## AIM
Pull out every line from the listing that has the word "Output".

## DATA SHOWN
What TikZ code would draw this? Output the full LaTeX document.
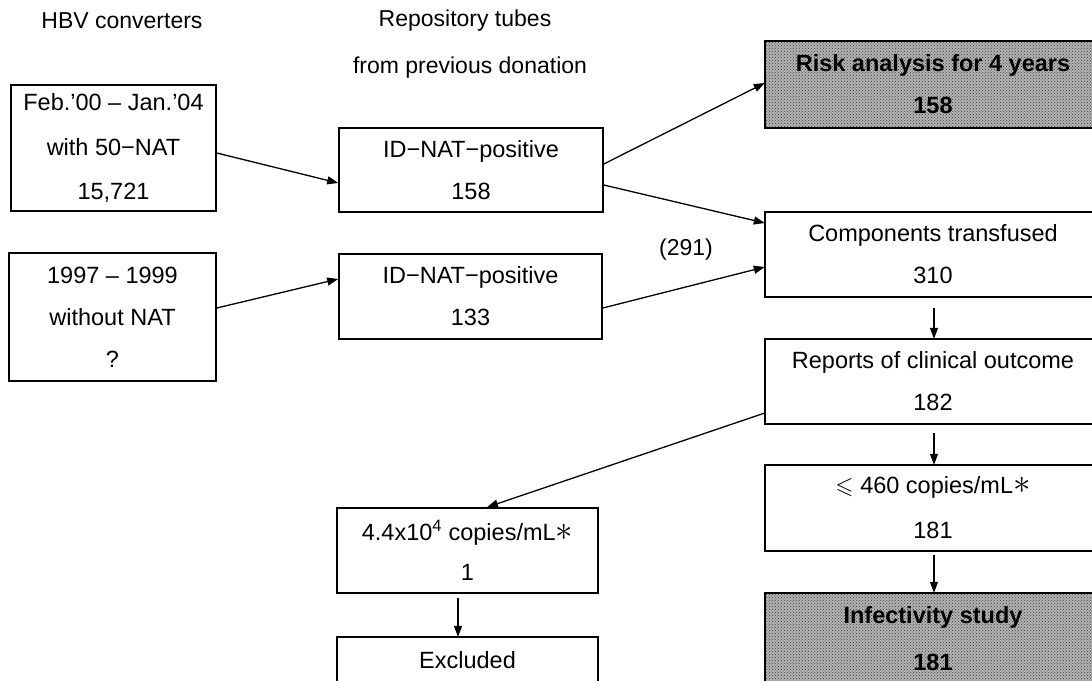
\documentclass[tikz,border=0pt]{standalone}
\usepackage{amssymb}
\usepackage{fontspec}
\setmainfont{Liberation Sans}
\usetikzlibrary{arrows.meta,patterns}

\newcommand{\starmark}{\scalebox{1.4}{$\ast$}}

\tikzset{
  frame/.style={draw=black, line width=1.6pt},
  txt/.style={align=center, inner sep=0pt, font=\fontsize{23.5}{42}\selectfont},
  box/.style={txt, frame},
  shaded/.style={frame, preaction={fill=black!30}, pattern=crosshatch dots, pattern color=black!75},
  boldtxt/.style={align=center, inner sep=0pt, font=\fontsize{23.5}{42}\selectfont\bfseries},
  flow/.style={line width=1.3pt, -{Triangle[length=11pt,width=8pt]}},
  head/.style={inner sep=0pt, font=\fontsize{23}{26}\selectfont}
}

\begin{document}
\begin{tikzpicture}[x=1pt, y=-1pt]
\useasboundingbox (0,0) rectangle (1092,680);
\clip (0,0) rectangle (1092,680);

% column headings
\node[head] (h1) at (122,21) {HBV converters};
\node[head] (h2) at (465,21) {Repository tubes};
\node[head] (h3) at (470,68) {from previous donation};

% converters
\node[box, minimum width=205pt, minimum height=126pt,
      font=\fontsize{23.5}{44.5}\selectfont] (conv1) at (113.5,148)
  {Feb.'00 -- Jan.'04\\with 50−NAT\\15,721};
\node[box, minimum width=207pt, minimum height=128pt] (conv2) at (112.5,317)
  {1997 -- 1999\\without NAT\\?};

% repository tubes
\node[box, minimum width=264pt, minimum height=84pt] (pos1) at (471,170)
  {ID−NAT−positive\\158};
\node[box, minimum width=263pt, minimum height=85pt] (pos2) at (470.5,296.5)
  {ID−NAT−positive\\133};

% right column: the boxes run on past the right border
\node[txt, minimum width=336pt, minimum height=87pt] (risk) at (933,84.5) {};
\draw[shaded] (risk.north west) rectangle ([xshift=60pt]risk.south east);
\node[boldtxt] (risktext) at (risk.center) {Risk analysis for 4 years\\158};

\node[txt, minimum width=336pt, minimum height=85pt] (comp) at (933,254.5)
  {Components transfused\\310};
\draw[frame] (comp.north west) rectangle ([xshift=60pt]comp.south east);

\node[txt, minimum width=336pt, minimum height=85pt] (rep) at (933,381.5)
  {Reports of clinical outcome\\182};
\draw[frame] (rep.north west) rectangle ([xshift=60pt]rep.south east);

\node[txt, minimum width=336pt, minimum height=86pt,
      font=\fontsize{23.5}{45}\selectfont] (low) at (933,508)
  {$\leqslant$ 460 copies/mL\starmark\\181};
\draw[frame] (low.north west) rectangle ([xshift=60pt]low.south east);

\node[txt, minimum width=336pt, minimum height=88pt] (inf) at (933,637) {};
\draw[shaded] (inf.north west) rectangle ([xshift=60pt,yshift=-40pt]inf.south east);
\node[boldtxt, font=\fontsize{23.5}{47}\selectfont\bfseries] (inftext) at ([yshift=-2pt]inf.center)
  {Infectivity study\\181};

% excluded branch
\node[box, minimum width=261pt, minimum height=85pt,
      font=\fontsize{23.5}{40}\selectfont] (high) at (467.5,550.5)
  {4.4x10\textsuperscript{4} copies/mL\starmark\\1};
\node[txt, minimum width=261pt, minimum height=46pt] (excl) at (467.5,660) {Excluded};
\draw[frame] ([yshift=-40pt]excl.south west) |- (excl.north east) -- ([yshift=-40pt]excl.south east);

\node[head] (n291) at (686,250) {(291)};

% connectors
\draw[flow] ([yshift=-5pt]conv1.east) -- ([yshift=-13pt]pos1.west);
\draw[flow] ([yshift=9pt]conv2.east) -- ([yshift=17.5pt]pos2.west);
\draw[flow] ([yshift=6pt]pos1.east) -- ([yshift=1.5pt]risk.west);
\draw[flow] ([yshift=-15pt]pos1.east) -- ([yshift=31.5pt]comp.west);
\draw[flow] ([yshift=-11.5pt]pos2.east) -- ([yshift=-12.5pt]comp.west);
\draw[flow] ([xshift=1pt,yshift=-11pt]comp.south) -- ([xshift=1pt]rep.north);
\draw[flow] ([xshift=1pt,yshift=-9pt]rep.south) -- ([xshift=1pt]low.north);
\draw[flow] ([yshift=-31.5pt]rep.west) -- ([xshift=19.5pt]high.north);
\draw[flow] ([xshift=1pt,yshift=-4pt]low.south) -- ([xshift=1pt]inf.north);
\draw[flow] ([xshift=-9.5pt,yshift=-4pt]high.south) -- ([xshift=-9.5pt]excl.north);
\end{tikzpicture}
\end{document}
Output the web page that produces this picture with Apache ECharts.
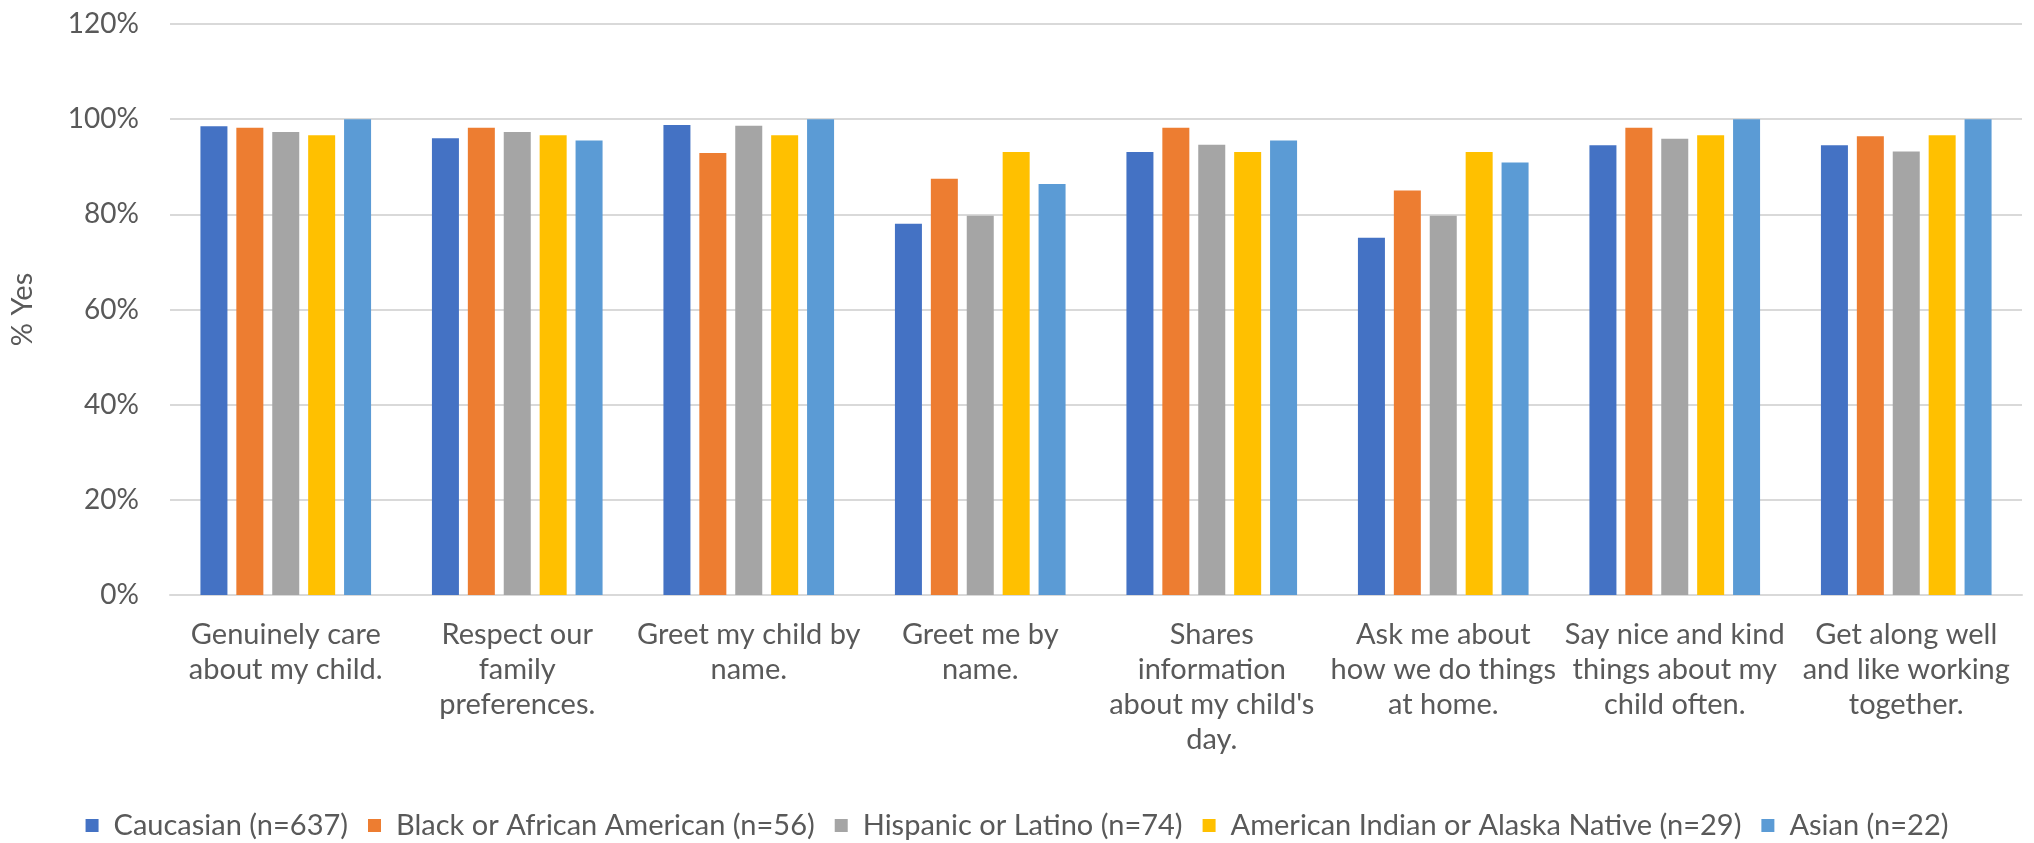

## EXERCISE RESULT
What TikZ code would draw this? Output the full LaTeX document.
Output the web page that produces this picture with Apache ECharts.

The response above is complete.